▶ PROBLEM STATEMENT:
Reproduce all the lines exactly as they stand, apart from the pictures.

▶ SOURCE EXCERPT:
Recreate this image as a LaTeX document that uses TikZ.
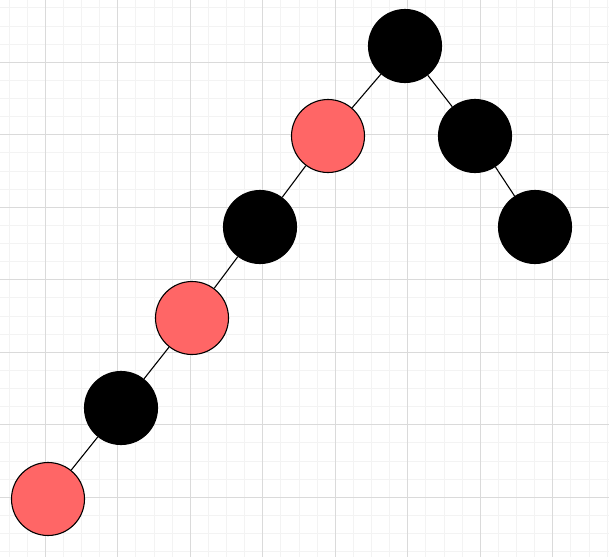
\documentclass[tikz,border=0pt]{standalone}
\definecolor{rbred}{HTML}{FF6666}
\definecolor{gridminor}{HTML}{F3F3F3}
\definecolor{gridmajor}{HTML}{DADADA}
\tikzset{
  rbnode/.style={circle, draw=black, line width=1.1pt, minimum size=73pt, inner sep=0pt},
  blacknode/.style={rbnode, fill=black},
  rednode/.style={rbnode, fill=rbred},
  link/.style={draw=black, line width=1.1pt},
  minorline/.style={draw=gridminor, line width=0.9pt},
  majorline/.style={draw=gridmajor, line width=0.9pt}
}
\begin{document}
\begin{tikzpicture}[x=1pt,y=-1pt]
\useasboundingbox (0,0) rectangle (609,557);
\fill[white] (0,0) rectangle (609,557);
\foreach \i in {0,...,33} \draw[minorline] ({9.05+18.125*\i},0) -- ++(0,557);
\foreach \i in {0,...,30} \draw[minorline] (0,{7.9+18.125*\i}) -- ++(609,0);
\foreach \i in {0,...,7} \draw[majorline] ({45.3+72.5*\i},0) -- ++(0,557);
\foreach \i in {0,...,6} \draw[majorline] (0,{62.3+72.5*\i}) -- ++(609,0);
\node[blacknode] (n1) at (405,46) {};
\node[rednode] (n2) at (328,136) {};
\node[blacknode] (n3) at (475,136) {};
\node[blacknode] (n4) at (535,227) {};
\node[blacknode] (n5) at (260,227) {};
\node[rednode] (n6) at (192,318) {};
\node[blacknode] (n7) at (121,408) {};
\node[rednode] (n8) at (48,499) {};
\draw[link] (n1) -- (n2);
\draw[link] (n1) -- (n3);
\draw[link] (n3) -- (n4);
\draw[link] (n2) -- (n5);
\draw[link] (n5) -- (n6);
\draw[link] (n6) -- (n7);
\draw[link] (n7) -- (n8);
\end{tikzpicture}
\end{document}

▶ ANSWER IN FULL:
Recreate this image as a LaTeX document that uses TikZ.
\documentclass[tikz,border=0pt]{standalone}
\definecolor{rbred}{HTML}{FF6666}
\definecolor{gridminor}{HTML}{F3F3F3}
\definecolor{gridmajor}{HTML}{DADADA}
\tikzset{
  rbnode/.style={circle, draw=black, line width=1.1pt, minimum size=73pt, inner sep=0pt},
  blacknode/.style={rbnode, fill=black},
  rednode/.style={rbnode, fill=rbred},
  link/.style={draw=black, line width=1.1pt},
  minorline/.style={draw=gridminor, line width=0.9pt},
  majorline/.style={draw=gridmajor, line width=0.9pt}
}
\begin{document}
\begin{tikzpicture}[x=1pt,y=-1pt]
\useasboundingbox (0,0) rectangle (609,557);
\fill[white] (0,0) rectangle (609,557);
\foreach \i in {0,...,33} \draw[minorline] ({9.05+18.125*\i},0) -- ++(0,557);
\foreach \i in {0,...,30} \draw[minorline] (0,{7.9+18.125*\i}) -- ++(609,0);
\foreach \i in {0,...,7} \draw[majorline] ({45.3+72.5*\i},0) -- ++(0,557);
\foreach \i in {0,...,6} \draw[majorline] (0,{62.3+72.5*\i}) -- ++(609,0);
\node[blacknode] (n1) at (405,46) {};
\node[rednode] (n2) at (328,136) {};
\node[blacknode] (n3) at (475,136) {};
\node[blacknode] (n4) at (535,227) {};
\node[blacknode] (n5) at (260,227) {};
\node[rednode] (n6) at (192,318) {};
\node[blacknode] (n7) at (121,408) {};
\node[rednode] (n8) at (48,499) {};
\draw[link] (n1) -- (n2);
\draw[link] (n1) -- (n3);
\draw[link] (n3) -- (n4);
\draw[link] (n2) -- (n5);
\draw[link] (n5) -- (n6);
\draw[link] (n6) -- (n7);
\draw[link] (n7) -- (n8);
\end{tikzpicture}
\end{document}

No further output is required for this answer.